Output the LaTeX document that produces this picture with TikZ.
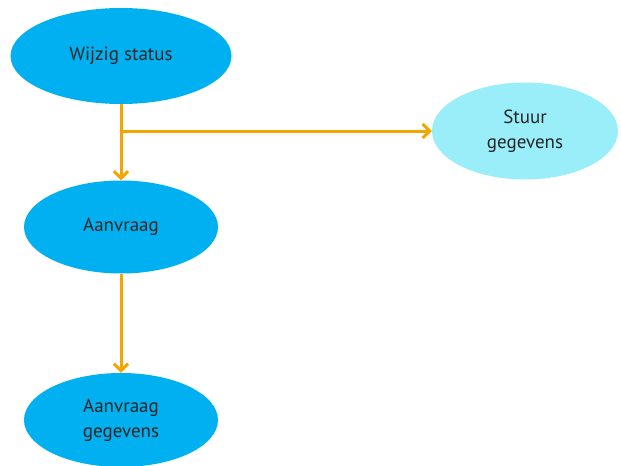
\documentclass[tikz,border=0pt]{standalone}
\usepackage{fontspec}
\setmainfont{PT Sans}
\usetikzlibrary{shapes.geometric,arrows.meta}
\definecolor{procblue}{RGB}{0,176,240}
\definecolor{sendcyan}{RGB}{153,238,250}
\definecolor{floworange}{RGB}{245,165,0}
\begin{document}
\begin{tikzpicture}
[x=1pt,y=-1pt,%
  proc/.style={shape=ellipse,fill=procblue,inner sep=0pt,align=center,%
    text=black!85,font=\fontsize{19}{25}\selectfont},%
  send/.style={proc,fill=sendcyan},%
  flow/.style={draw=floworange,line width=3pt,%
    -{Straight Barb[length=7pt,width=14pt]}}]
\useasboundingbox (0,0) rectangle (622,466);
\node[proc,minimum width=221pt,minimum height=96pt] (wijzig) at (121,56) {Wijzig status};
\node[send,minimum width=186pt,minimum height=97pt] (stuur) at (525,131) {Stuur\\gegevens};
\node[proc,minimum width=194pt,minimum height=93pt] (aanvraag) at (121,227) {Aanvraag};
\node[proc,minimum width=194pt,minimum height=94pt] (gegevens) at (121,420) {Aanvraag\\gegevens};
\coordinate (split) at (121,131);
\draw[flow] (wijzig.south) -- (aanvraag.north);
\draw[flow] (split) -- (stuur.west);
\draw[flow] (aanvraag.south) -- (gegevens.north);
\end{tikzpicture}
\end{document}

__TASK TO COMPLETE__:
Transcribe all the lines above exactly, apart from the pictures.

__WRITTEN RESPONSE__:
Output the LaTeX document that produces this picture with TikZ.
\documentclass[tikz,border=0pt]{standalone}
\usepackage{fontspec}
\setmainfont{PT Sans}
\usetikzlibrary{shapes.geometric,arrows.meta}
\definecolor{procblue}{RGB}{0,176,240}
\definecolor{sendcyan}{RGB}{153,238,250}
\definecolor{floworange}{RGB}{245,165,0}
\begin{document}
\begin{tikzpicture}
[x=1pt,y=-1pt,%
  proc/.style={shape=ellipse,fill=procblue,inner sep=0pt,align=center,%
    text=black!85,font=\fontsize{19}{25}\selectfont},%
  send/.style={proc,fill=sendcyan},%
  flow/.style={draw=floworange,line width=3pt,%
    -{Straight Barb[length=7pt,width=14pt]}}]
\useasboundingbox (0,0) rectangle (622,466);
\node[proc,minimum width=221pt,minimum height=96pt] (wijzig) at (121,56) {Wijzig status};
\node[send,minimum width=186pt,minimum height=97pt] (stuur) at (525,131) {Stuur\\gegevens};
\node[proc,minimum width=194pt,minimum height=93pt] (aanvraag) at (121,227) {Aanvraag};
\node[proc,minimum width=194pt,minimum height=94pt] (gegevens) at (121,420) {Aanvraag\\gegevens};
\coordinate (split) at (121,131);
\draw[flow] (wijzig.south) -- (aanvraag.north);
\draw[flow] (split) -- (stuur.west);
\draw[flow] (aanvraag.south) -- (gegevens.north);
\end{tikzpicture}
\end{document}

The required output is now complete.